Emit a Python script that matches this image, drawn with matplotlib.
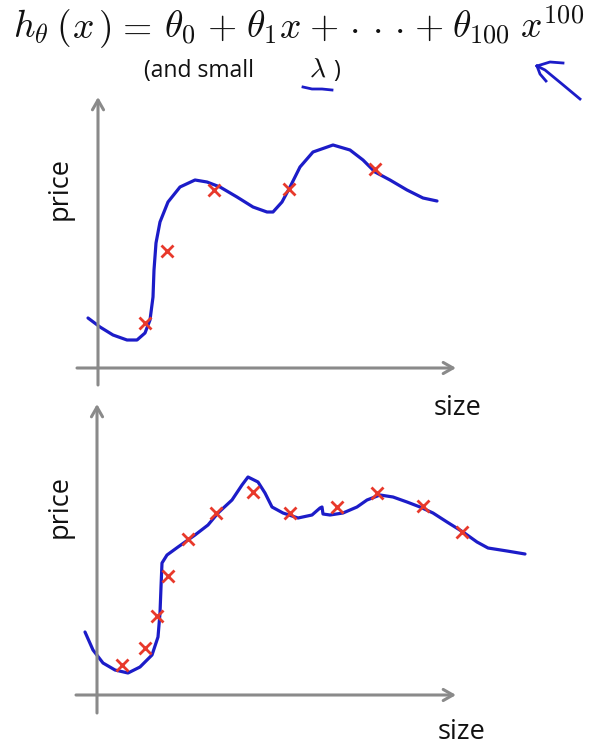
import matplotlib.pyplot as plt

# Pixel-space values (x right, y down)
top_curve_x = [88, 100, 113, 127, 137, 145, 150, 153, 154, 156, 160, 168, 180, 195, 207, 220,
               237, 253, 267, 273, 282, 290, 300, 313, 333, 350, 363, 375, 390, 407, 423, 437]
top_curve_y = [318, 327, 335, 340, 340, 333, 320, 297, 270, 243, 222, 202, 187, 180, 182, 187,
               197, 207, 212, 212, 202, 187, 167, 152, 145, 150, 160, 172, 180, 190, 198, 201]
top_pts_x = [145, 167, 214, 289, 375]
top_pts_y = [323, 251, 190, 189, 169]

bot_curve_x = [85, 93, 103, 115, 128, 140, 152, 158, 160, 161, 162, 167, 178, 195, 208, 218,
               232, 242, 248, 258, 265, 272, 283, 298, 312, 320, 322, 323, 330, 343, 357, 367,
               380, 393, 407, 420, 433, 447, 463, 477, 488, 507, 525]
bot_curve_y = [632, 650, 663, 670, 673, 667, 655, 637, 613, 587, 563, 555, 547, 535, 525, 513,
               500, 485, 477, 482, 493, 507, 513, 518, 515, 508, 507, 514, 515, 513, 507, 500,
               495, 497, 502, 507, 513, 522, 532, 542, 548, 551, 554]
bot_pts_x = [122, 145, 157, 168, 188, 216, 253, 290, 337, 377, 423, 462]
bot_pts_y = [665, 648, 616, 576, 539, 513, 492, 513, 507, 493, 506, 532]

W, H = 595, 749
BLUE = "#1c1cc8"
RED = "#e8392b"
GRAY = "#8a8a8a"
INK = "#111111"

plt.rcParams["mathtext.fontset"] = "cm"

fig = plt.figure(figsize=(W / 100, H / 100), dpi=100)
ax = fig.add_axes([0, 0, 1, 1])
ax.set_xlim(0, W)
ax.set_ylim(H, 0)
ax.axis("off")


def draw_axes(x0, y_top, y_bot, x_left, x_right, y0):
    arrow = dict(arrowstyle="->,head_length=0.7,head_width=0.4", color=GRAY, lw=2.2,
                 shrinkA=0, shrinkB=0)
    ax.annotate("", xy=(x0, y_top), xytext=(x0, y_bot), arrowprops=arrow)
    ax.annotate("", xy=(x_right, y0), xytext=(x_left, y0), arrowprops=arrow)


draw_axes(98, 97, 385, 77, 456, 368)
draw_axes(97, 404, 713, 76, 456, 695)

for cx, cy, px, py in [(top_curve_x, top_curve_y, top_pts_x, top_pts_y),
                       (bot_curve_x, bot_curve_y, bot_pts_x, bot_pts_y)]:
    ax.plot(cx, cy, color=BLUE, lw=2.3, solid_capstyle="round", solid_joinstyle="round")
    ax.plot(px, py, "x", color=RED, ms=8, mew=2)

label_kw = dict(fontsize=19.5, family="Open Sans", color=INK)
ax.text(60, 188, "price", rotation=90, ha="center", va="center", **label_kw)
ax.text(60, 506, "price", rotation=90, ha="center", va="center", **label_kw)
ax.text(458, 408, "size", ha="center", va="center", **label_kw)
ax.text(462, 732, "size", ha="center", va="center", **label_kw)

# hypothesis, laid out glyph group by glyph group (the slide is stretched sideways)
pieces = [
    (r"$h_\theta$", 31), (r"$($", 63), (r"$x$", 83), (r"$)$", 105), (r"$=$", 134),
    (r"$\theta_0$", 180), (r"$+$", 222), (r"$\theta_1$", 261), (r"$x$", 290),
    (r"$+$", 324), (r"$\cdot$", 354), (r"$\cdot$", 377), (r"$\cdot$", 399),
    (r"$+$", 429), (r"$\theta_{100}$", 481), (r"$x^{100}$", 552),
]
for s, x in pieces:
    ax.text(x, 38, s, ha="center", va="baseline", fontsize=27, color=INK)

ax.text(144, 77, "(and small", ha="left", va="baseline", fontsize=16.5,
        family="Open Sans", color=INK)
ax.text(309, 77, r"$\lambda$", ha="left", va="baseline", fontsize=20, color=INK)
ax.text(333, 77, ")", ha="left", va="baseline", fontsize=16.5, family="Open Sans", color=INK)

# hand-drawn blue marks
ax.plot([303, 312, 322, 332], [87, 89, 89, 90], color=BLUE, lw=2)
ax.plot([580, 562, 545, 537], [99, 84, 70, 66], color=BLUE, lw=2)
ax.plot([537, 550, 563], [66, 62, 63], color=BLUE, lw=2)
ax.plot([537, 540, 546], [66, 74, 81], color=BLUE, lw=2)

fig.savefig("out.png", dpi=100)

━━━━━━━━

GOAL —
Pictures excluded, repeat exactly the lines from the top of the material through the line with "import matplotlib.pyplot as plt", including both of those lines.

THE ANSWER —
Emit a Python script that matches this image, drawn with matplotlib.
import matplotlib.pyplot as plt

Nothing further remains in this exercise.